What conductor sizes fit each SKU?
Map by triplex/quadruplex OD: RAX-SWH-2 for AWG 8 triplex (~0.45″ OD, residential ~30 A); RAX-SWH-25 for AWG 6 triplex (~0.55″ OD, small residential); RAX-SWH-3 for AWG 1/0 triplex (~0.65″ OD, standard residential 100 A); RAX-SWH-35 for AWG 2/0 quadruplex (~0.75″ OD, 150 A residential); RAX-SWH-4 for AWG 4/0 quadruplex (~0.85″ OD, 200 A commercial). When in doubt, measure conductor OD with calipers.
Are lag screws included with the wireholder?

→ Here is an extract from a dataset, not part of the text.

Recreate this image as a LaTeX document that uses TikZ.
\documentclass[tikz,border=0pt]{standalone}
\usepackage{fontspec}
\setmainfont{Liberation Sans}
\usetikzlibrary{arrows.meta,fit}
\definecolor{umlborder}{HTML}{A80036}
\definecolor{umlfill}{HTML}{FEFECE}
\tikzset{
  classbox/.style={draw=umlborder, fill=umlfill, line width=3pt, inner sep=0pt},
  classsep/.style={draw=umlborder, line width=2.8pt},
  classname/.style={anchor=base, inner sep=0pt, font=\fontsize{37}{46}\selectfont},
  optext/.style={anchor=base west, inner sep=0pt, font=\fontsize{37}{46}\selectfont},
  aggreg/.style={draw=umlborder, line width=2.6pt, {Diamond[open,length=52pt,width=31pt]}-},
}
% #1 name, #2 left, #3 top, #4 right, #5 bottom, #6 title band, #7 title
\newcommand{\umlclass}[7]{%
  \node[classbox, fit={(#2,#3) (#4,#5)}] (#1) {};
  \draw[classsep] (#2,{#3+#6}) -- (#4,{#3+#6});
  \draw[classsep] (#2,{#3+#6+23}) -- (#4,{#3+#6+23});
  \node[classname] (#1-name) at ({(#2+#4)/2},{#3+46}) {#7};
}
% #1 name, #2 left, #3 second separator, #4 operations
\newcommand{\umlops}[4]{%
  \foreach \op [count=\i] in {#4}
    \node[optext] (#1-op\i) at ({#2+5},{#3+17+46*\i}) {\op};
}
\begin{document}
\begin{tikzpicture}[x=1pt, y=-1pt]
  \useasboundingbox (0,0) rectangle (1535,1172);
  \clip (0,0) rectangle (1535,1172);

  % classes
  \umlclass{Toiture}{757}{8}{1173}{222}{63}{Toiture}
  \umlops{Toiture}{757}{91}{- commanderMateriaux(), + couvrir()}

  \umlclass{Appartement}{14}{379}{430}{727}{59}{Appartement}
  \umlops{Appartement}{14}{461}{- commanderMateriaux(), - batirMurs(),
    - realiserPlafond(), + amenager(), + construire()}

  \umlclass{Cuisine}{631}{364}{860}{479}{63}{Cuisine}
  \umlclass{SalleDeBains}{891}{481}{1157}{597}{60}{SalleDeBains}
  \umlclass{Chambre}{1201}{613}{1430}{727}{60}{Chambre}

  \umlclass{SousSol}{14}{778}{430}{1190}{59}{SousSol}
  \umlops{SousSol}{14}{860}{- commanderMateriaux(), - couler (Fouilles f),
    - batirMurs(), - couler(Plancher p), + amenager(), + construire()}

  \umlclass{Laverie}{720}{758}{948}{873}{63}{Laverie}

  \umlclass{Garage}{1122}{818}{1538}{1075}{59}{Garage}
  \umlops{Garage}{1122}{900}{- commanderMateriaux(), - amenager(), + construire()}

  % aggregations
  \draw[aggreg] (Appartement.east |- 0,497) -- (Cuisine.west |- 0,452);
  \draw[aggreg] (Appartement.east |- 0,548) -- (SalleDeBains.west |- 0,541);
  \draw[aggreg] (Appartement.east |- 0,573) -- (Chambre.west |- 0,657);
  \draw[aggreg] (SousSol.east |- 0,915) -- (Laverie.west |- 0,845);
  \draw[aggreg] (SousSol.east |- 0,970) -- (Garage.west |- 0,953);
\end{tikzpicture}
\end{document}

Yes — ships with 2 × 3/8″ × 4″ HDG lag screws + flat washers, sized for typical residential wood-wall installation (1-1/2″ siding over 2″ framing). For longer lag screws (5″ or 6″, needed for thicker siding or weathered pole installations), order the lag-only kit at $0.80 per pair. Masonry kit version (-MK suffix) ships with expansion anchors instead of lag screws.

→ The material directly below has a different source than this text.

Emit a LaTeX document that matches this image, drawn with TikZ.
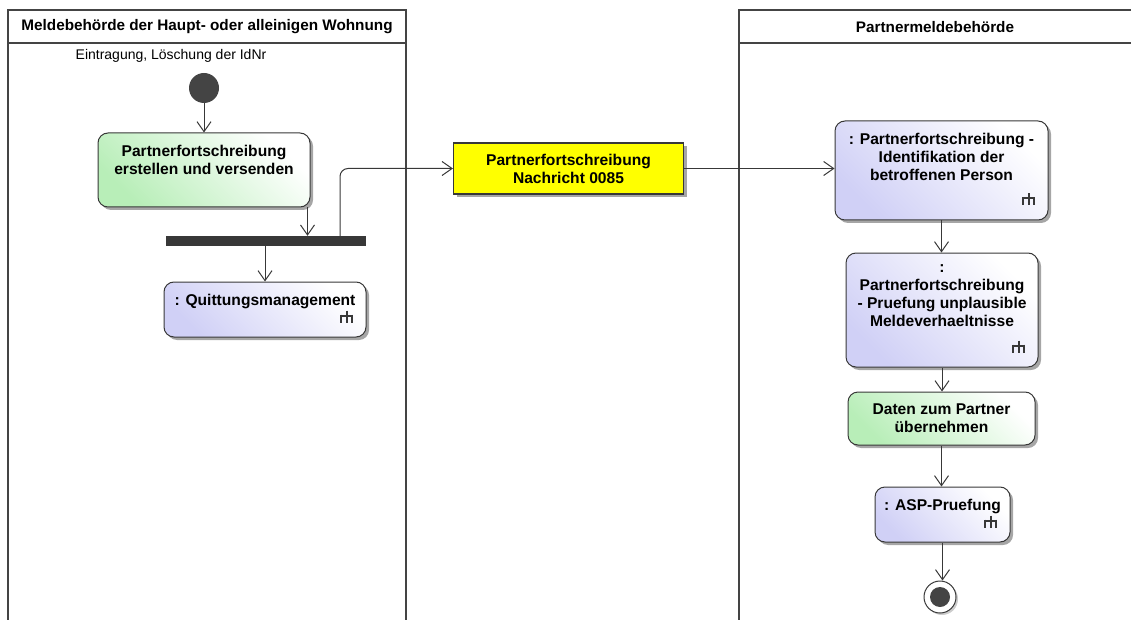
\documentclass[tikz,border=0pt]{standalone}
\usepackage{fontspec}
\setmainfont{Liberation Sans}
\usetikzlibrary{arrows.meta,positioning,shadows}
\definecolor{ugray}{HTML}{383838}
\definecolor{ulane}{HTML}{444444}
\definecolor{ugreen}{HTML}{B8EEB8}
\definecolor{uviolet}{HTML}{D0D0F6}
\definecolor{uyellow}{HTML}{FFFF00}
\tikzset{
  ushadow/.style={drop shadow={shadow xshift=3pt,shadow yshift=-3pt,fill=black!35,opacity=1}},
  act/.style={draw=ugray,line width=1pt,rounded corners=10pt,left color=ugreen,right color=white,shading angle=135,ushadow,inner sep=0pt},
  call/.style={act,left color=uviolet,right color=white,shading angle=135},
  obj/.style={draw=ugray,line width=1.2pt,fill=uyellow,ushadow,align=center,font=\fontsize{15.6}{18}\selectfont\bfseries},
  txt/.style={align=center,inner sep=2pt,font=\fontsize{15.6}{18}\selectfont\bfseries},
  forkbar/.style={fill=ugray,inner sep=0pt},
  lane/.style={draw=ulane,line width=2pt},
  lanehd/.style={font=\fontsize{15.3}{17}\selectfont\bfseries},
  lbl/.style={font=\fontsize{14}{17}\selectfont},
  arr/.style={-{Straight Barb[length=10pt,width=14pt]},line width=1pt,draw=ugray},
  rake/.pic={\draw[line width=2pt,draw=ugray] (-5.5,0) -- (5.5,0) (-5.5,-1) -- (-5.5,7) (0,-5) -- (0,7) (5.5,-1) -- (5.5,7);},
}
\begin{document}
\begin{tikzpicture}[x=1pt,y=-1pt]
  \useasboundingbox (0,0) rectangle (1131,620);
  % swimlanes
  \draw[lane] (8,625) |- (406,10) -- (406,625);
  \draw[lane] (8,43) -- (406,43);
  \draw[lane] (739,625) |- (1136,10);
  \draw[lane] (739,43) -- (1136,43);
  \node[lanehd] (laneA) at (207,27) {Meldebehörde der Haupt- oder alleinigen Wohnung};
  \node[lanehd] (laneB) at (935,27) {Partnermeldebehörde};

  % left lane
  \node[lbl] (trigger) at (171,56) {Eintragung, Löschung der IdNr};
  \node[circle,fill=ulane,minimum size=30pt,inner sep=0pt] (start) at (204,88) {};
  \node[act,minimum width=212pt,minimum height=74pt] (a1) at (204,170) {};
  \node[txt,below=10pt of a1.north] (a1t) {Partnerfortschreibung\\erstellen und versenden};
  \node[forkbar,minimum width=200pt,minimum height=10pt] (fork) at (266,241) {};
  \node[call,minimum width=202pt,minimum height=55pt] (c1) at (265,309.5) {};
  \node[txt,below=10pt of c1.north] (c1t) {: Quittungsmanagement};
  \pic at ([xshift=-20pt,yshift=22pt]c1.south east) {rake};
  \coordinate (bend) at (340,170);

  % object
  \node[obj,minimum width=230pt,minimum height=51pt] (msg) at (568.5,168.5) {Partnerfortschreibung\\Nachricht 0085};

  % right lane
  \node[call,minimum width=213pt,minimum height=99pt] (c2) at (941.5,170.5) {};
  \node[txt,below=10pt of c2.north] (c2t) {: Partnerfortschreibung -\\Identifikation der\\betroffenen Person};
  \pic at ([xshift=-20pt,yshift=22pt]c2.south east) {rake};
  \node[call,minimum width=192pt,minimum height=114pt] (c3) at (942,310) {};
  \node[txt,below=10pt of c3.north] (c3t) {:\\Partnerfortschreibung\\- Pruefung unplausible\\Meldeverhaeltnisse};
  \pic at ([xshift=-20pt,yshift=22pt]c3.south east) {rake};
  \node[act,minimum width=187pt,minimum height=53pt] (a2) at (941.5,418.5) {};
  \node[txt,below=10pt of a2.north] (a2t) {Daten zum Partner\\übernehmen};
  \node[call,minimum width=135pt,minimum height=55pt] (c4) at (942.5,514.5) {};
  \node[txt,below=10pt of c4.north] (c4t) {: ASP-Pruefung};
  \pic at ([xshift=-20pt,yshift=22pt]c4.south east) {rake};
  \node[circle,draw=ugray,line width=1pt,fill=white,minimum size=32pt,inner sep=0pt,drop shadow={shadow xshift=2pt,shadow yshift=-2pt,fill=black!20,opacity=1}] (end) at (940,597) {};
  \node[circle,fill=ulane,minimum size=20pt,inner sep=0pt] (endin) at (end) {};

  % flows
  \draw[arr] (start) -- (a1);
  \draw[arr] ([xshift=-3pt]a1.south east) -- ([xshift=-3pt]a1.south east |- fork.north);
  \draw[arr] (fork.south -| c1.north) -- (c1.north);
  \draw[arr,rounded corners=8pt] (bend |- fork.north) |- (msg.west);
  \draw[arr] (msg.east) -- (msg.east -| c2.west);
  \draw[arr] (c2.south) -- (c2.south |- c3.north);
  \draw[arr] (c3.south) -- (c3.south |- a2.north);
  \draw[arr] (a2.south) -- (a2.south |- c4.north);
  \draw[arr] (c4.south) -- (c4.south |- end.north);
\end{tikzpicture}
\end{document}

Is the screw-type rated for medium-voltage primary distribution?
No — rated for service-voltage (600 V max) insulated triplex/quadruplex conductors only. The cast-iron saddle is BONDED to the conductor it grips; for bare-conductor or any application above 600 V, the jacket-only insulation isn't sufficient. Use a porcelain or polymer pin-type insulator on a pole-top bracket for primary distribution.
MOQ and lead time?
MOQ is 500 holders per type; mix types in one container. Standard lead time is 25–30 days from PO (cast iron pouring + tooth machining + HDG galv bath + assembly). Air freight 5–7 days at +$2.50/kg; sea freight 30–45 days standard. Pilot orders (100–200 holders for utility qualification) at +25% per-unit cost.

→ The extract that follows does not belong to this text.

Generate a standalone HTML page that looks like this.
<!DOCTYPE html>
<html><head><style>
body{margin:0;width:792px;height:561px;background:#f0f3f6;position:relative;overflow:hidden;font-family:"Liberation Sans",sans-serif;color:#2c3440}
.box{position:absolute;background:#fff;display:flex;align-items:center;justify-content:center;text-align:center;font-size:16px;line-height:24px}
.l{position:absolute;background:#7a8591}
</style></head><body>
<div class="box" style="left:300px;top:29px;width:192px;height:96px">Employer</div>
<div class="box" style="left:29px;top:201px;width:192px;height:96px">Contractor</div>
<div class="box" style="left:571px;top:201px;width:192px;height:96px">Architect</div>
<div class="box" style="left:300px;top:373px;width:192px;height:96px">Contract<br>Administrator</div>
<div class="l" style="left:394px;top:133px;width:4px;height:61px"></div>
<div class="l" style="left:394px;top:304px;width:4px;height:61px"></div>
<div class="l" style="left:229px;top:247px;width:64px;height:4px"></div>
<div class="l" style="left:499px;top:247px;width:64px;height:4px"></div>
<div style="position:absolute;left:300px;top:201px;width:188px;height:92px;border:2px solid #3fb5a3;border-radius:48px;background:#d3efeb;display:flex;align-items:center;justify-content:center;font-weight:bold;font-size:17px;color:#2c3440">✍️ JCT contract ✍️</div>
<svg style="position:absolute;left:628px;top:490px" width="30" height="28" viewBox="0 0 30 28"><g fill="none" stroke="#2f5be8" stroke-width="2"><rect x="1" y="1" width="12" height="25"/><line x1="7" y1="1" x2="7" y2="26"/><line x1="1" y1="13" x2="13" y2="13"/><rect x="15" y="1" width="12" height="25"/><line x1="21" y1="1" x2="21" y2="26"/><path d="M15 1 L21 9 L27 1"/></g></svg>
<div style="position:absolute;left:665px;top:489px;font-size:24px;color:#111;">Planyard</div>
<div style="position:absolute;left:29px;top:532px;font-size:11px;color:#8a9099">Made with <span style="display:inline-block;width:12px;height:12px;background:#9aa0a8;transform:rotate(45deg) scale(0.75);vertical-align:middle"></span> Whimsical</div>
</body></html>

What's the typical service life in coastal salt-spray service?
Standard HDG cast iron in coastal salt-spray (Atlantic / Pacific / Gulf within 1 mile of shore): ~12–15 years before red rust appears on the casting; mechanical service ~5 additional years after that before saddle teeth wear excessively. For 25+ year coastal service, specify duplex coating (HDG + epoxy paint, +$1.50/holder) — epoxy chips reveal the still-protective zinc beneath, extending service to 30+ years.